• TASK INPUTS:
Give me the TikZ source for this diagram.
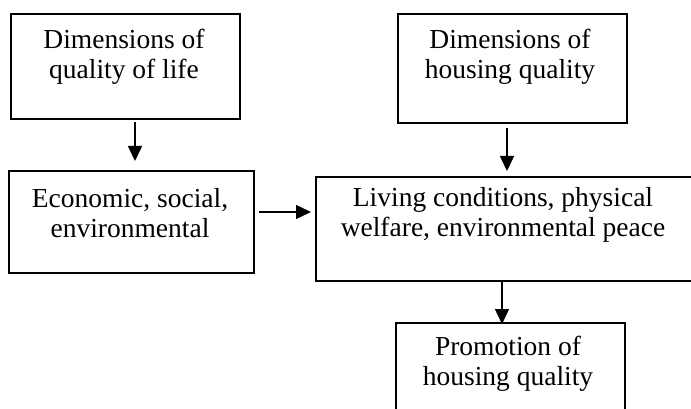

---

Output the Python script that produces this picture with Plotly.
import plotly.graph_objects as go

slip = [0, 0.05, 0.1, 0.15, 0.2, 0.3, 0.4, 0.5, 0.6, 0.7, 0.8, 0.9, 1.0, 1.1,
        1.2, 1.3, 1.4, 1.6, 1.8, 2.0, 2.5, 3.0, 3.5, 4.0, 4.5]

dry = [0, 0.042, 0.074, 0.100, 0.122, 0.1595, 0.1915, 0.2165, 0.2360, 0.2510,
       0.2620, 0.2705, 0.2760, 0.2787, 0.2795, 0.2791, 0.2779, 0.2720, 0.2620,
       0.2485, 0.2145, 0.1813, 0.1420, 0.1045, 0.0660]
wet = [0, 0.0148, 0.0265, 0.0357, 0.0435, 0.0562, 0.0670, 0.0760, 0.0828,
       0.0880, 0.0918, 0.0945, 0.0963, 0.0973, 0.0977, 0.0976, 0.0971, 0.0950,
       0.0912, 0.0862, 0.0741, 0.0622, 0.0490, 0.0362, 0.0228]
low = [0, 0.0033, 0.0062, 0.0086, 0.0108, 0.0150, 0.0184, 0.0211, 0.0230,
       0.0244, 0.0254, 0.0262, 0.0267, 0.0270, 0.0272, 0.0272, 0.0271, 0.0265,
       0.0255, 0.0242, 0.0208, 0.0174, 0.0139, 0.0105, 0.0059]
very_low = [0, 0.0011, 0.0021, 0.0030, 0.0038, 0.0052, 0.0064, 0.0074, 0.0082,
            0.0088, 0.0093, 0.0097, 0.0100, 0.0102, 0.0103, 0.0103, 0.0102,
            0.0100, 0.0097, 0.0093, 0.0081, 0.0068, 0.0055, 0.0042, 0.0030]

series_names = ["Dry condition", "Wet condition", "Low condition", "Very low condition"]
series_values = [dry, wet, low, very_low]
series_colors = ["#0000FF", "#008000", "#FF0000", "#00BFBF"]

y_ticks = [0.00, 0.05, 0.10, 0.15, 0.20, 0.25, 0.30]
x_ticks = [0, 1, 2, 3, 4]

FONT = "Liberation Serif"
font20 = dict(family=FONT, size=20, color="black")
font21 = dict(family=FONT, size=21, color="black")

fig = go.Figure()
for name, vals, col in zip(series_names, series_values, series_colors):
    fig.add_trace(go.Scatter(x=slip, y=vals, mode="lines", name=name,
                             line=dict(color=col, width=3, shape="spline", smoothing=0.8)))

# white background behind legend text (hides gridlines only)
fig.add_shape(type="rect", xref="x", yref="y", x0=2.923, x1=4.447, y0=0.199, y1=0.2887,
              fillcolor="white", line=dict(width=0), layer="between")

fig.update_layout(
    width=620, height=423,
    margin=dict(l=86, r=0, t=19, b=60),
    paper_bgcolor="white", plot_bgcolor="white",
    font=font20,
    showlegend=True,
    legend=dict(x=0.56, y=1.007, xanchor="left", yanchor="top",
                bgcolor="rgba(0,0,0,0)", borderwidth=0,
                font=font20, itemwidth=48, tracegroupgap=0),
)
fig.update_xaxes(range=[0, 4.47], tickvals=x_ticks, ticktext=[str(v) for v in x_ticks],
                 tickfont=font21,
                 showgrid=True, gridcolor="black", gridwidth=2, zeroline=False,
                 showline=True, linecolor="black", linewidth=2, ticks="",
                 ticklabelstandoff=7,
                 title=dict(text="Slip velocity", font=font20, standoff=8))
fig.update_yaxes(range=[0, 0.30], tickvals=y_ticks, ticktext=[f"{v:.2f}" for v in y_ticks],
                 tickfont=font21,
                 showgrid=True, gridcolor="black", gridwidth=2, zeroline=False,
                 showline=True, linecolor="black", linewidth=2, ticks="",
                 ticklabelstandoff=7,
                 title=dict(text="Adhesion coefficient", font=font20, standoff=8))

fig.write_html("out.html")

• OBJECTIVE:
Within the listing above, the range opens at the line with "Output the Python" and closes at the line with "1.2, 1.3, 1.4, 1.6, 1.8, 2.0, 2.5, 3.0, 3.5, 4.0, 4.5]". Reproduce exactly the lines of that range, including both ends.

• EXPECTED OUTPUT:
Output the Python script that produces this picture with Plotly.
import plotly.graph_objects as go

slip = [0, 0.05, 0.1, 0.15, 0.2, 0.3, 0.4, 0.5, 0.6, 0.7, 0.8, 0.9, 1.0, 1.1,
        1.2, 1.3, 1.4, 1.6, 1.8, 2.0, 2.5, 3.0, 3.5, 4.0, 4.5]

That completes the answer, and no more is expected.